本特定領域A04班の緑川克美先生の研究グループの研究成果が米国の科学雑誌『Physical Review Letters』(3月3日号)に掲載され、アト秒パルスのモード分解自己相関測定を行った結果を表す図はこの号の表紙を飾りました。

緑川グループでは、従来より世界最強強度の極端紫外光を発生に成功しており、本研究成果は、その極端紫外光を用いてアルゴン原子の2光子超閾イオン化過程を引き起こし、450アト秒という大変短い時間幅のアト秒パルストレインの自己相関測定を世界に先駆けて達成したというものです。モード分解(光電子のエネルギー分解)測定を行っていることから、原理的には高調波間の相対位相を決定することが可能であり、この方法を用いることによってアト秒パルストレインの波形の詳細を知ることができることものと期待されます。
また、コヒーレントな高次高調波の重ね合わせで生成されたアト秒パルストレインは、1.33秒ごとに連なった形で構成され、高強度の高精度超高速シャッターを手に入れることができたことを意味します。

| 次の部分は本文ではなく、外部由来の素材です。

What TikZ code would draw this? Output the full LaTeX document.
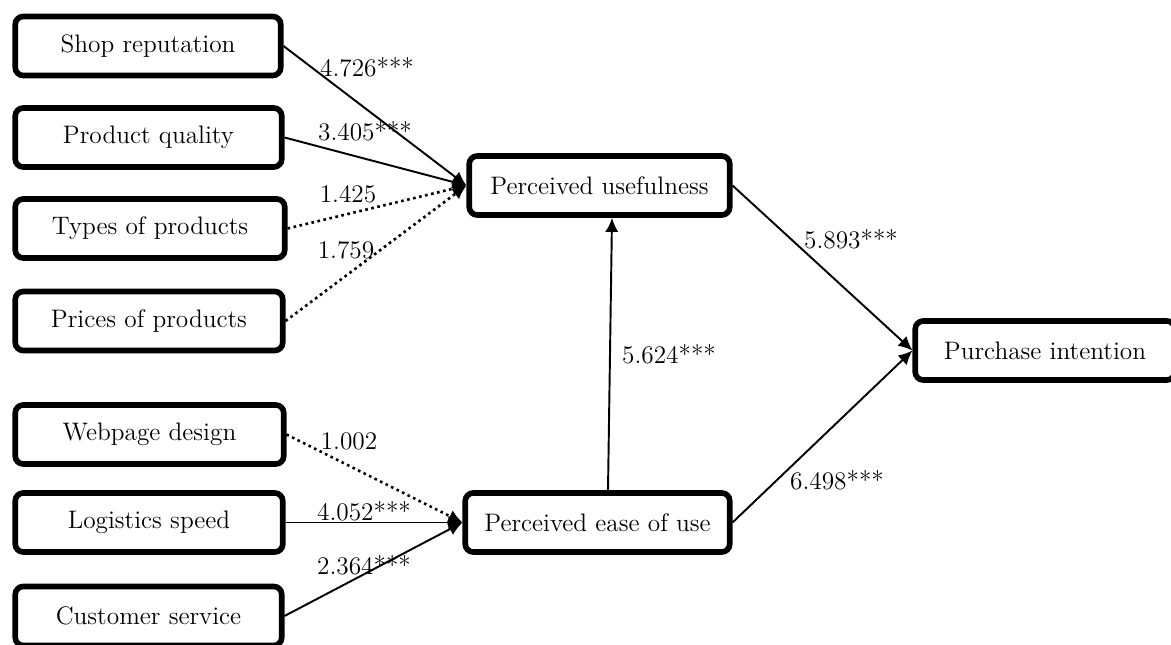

従って今後は、可視・赤外レーザー光では観測ができなかった、原子分子の超高速現象を実時間で捉えることが可能になるものと期待されています。
この研究成果は、 Y. Nabekawa, T. Shimizu, T. Okino, K. Furusawa, H. Hasegawa, K. Yamanouchi, K. Midorikawa, Phys. Rev. Lett. 96, 083901 (2006). に発表されております。